The Irish Times is the busiest Web site in Ireland. According to Mr Richard Foan of ABC //electronic, the electronic publications arm of the ABC, 41 media sites in Britain and Ireland have registered. The Irish Times on the Web was the first in Ireland and the third-largest to be certified.
The certification procedure would give advertisers the information necessary for making decisions and the ability to make real comparisons with other sites, he said.
Mr Foan was speaking at the official announcement of the audited figures and at the official launch of a newly developed Irish Times on-line product, The Irish Times on the Web appointments site, which is already the most accessed recruitment site. It includes information about working and moving to Ireland, reflecting the fact that more than 70 per cent of those who access The Irish Times on-line live outside Ireland.
Mr Seamus Martin, editor, electronic publishing, The Irish Times, said electronic newspapers produced in countries with a diaspora had an advantage. However, Ireland had an added advantage in that the fourth or fifth generation Irish-American, for instance, could access The Irish Times on the Web because there were no language difference. The managing director of Itronics Ltd, The Irish Times electronic publishing division, Mr Seamus Conaty, said the launch of the recruitment site was "a significant step forward for The Irish Times on the Web and the first of many new product launches." He recalled that at its launch in 1994, it was the first newspaper on-line in Britain and Ireland. It was also among the first 30 newspapers in the world to offer an online service. In its first month it achieved 250,000 "hits"; today it gets a million a day.
The general sales and marketing manager, Ms Maeve Donovan, said The Irish Times was one of the first newspapers worldwide to embrace fully the transition from being in the newspaper business to being a part of a broader information industry.
This defined The Irish Times's competence as the ability to deliver news, information and opinion to the highest standard, to create premium advertising vehicles and to provide a higher standard of service to all customers than they received elsewhere.
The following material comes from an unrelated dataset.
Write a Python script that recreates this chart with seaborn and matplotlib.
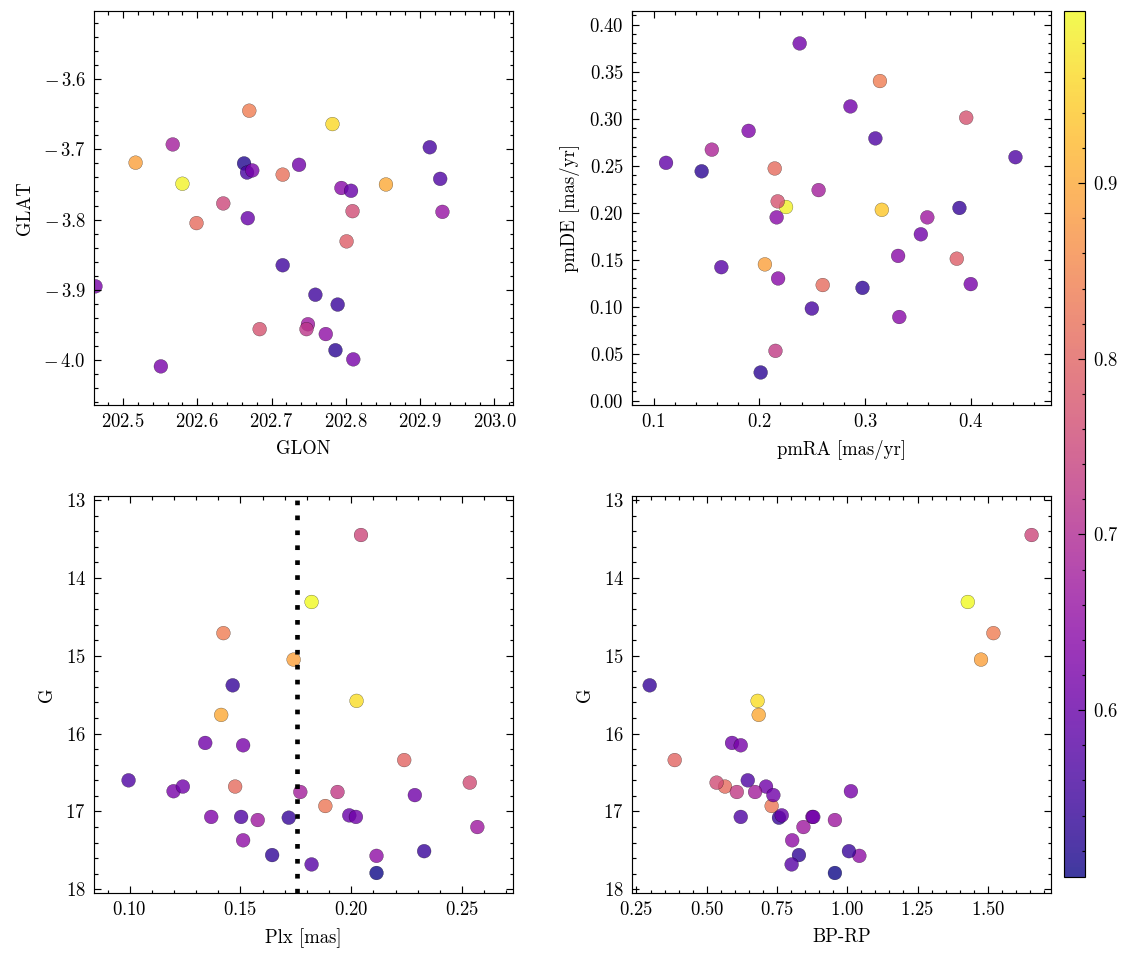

"It was our view that the brand values established through this competence could be effectively leveraged outside of the domestic context. To achieve this required us to redefine our concept of The Irish Times market, recognising that The Irish Times had the ability to address a growing audience outside our national boundaries."
From an early stage The Irish Times on the Web carried advertising, mainly in the form of links to corporate advertisers sites, Ms Donovan said. As the advertising strand developed, the challenge to The Irish Times was to expand the range of services offered and to support those services with reliable research which supported the sales of print advertising.
Mr Pat McKenna of the Irish Trade Board said due to its presence on the site it was receiving 300 extra hard inquiries a month, representing a quantum leap in the organisation's traffic.
Also at the launch were Mr Conor Brady, editor of The Irish Times, Mr Pat O'Hara, managing editor, and Mr Louis O'Neill, chief executive and group managing director of The Irish Times.